- _EXERCISE PROMPT_
Say how many lines contain "this", using only the number.

· · · ·

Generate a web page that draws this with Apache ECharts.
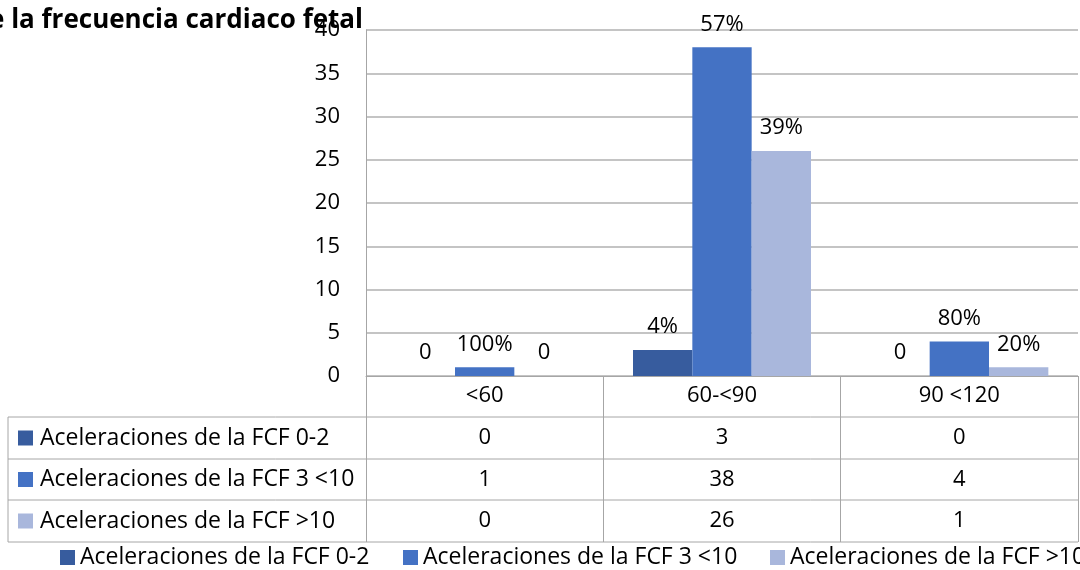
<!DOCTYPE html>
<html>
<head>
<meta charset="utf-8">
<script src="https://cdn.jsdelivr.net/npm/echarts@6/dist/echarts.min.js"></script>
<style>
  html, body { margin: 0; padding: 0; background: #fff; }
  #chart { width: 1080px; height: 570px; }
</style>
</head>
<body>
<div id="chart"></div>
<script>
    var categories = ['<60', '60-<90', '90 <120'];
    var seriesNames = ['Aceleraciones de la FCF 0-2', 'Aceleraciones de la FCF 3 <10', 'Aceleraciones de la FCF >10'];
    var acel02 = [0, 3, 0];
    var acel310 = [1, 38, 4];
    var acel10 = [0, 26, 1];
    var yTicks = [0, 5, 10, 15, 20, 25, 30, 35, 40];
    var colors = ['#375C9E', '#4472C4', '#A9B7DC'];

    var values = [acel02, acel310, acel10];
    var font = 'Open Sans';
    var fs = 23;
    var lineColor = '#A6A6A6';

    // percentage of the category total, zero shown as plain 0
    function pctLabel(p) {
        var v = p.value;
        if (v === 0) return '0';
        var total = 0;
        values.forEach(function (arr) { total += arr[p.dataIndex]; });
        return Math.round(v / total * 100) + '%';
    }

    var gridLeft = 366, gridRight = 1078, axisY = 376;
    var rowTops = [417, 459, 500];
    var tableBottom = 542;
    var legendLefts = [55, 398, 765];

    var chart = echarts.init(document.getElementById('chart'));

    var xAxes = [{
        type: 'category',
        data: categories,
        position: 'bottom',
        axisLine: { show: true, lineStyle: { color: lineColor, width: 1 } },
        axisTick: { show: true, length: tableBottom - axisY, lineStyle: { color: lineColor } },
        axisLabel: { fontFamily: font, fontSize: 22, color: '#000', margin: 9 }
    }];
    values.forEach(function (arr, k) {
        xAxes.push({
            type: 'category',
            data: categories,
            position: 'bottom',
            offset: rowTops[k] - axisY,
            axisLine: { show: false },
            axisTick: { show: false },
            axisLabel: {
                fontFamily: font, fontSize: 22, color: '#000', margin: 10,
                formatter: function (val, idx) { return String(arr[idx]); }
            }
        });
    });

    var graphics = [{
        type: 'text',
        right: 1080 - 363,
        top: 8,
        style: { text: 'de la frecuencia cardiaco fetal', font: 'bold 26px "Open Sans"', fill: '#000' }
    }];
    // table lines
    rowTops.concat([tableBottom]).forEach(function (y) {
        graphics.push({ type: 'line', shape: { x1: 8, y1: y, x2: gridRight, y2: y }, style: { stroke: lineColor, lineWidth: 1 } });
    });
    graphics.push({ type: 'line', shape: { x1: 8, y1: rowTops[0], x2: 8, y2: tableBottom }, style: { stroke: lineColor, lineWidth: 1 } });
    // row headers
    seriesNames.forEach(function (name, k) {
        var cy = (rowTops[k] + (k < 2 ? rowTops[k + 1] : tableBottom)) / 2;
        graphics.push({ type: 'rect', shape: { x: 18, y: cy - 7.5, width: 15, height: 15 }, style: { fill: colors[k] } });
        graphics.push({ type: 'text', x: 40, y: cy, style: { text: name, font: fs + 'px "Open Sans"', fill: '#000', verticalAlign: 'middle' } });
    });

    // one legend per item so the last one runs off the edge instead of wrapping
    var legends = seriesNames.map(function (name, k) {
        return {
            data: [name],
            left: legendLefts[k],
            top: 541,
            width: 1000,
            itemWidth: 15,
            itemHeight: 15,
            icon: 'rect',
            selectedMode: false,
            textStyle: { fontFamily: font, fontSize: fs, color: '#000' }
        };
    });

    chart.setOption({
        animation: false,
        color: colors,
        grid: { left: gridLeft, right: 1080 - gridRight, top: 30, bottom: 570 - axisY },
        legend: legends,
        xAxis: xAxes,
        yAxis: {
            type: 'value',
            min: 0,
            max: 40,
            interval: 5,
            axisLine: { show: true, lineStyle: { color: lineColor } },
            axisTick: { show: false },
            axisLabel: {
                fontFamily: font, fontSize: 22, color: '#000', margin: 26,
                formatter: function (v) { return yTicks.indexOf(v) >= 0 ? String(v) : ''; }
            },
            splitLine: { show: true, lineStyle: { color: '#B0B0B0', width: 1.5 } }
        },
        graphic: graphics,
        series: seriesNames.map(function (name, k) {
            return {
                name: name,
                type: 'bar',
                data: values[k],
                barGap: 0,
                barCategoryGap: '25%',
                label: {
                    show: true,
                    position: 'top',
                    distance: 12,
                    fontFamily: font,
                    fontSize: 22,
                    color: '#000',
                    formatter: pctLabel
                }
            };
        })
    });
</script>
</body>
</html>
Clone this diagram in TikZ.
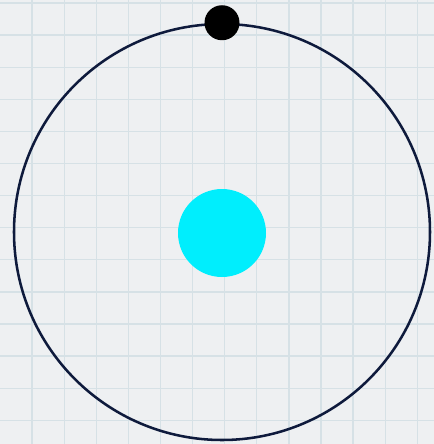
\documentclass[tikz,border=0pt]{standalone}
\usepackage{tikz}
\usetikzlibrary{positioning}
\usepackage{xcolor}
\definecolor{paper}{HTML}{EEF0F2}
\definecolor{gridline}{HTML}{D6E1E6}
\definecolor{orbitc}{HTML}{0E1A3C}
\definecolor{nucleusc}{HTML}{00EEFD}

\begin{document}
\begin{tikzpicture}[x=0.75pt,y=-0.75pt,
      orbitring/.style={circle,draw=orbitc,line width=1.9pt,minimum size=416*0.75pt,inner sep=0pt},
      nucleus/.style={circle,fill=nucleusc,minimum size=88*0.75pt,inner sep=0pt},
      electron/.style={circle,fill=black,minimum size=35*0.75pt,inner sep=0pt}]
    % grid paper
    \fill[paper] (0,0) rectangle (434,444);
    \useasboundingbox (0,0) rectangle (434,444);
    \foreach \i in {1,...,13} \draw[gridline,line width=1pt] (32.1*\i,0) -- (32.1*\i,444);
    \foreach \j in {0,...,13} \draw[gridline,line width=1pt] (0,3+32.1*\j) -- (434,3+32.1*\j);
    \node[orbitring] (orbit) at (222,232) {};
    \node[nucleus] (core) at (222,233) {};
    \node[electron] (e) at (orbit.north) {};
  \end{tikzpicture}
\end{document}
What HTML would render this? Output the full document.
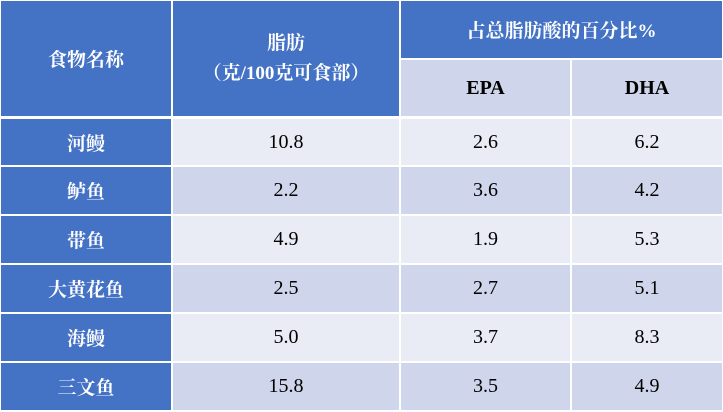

· · · ·

- _OUTPUT BELOW_
3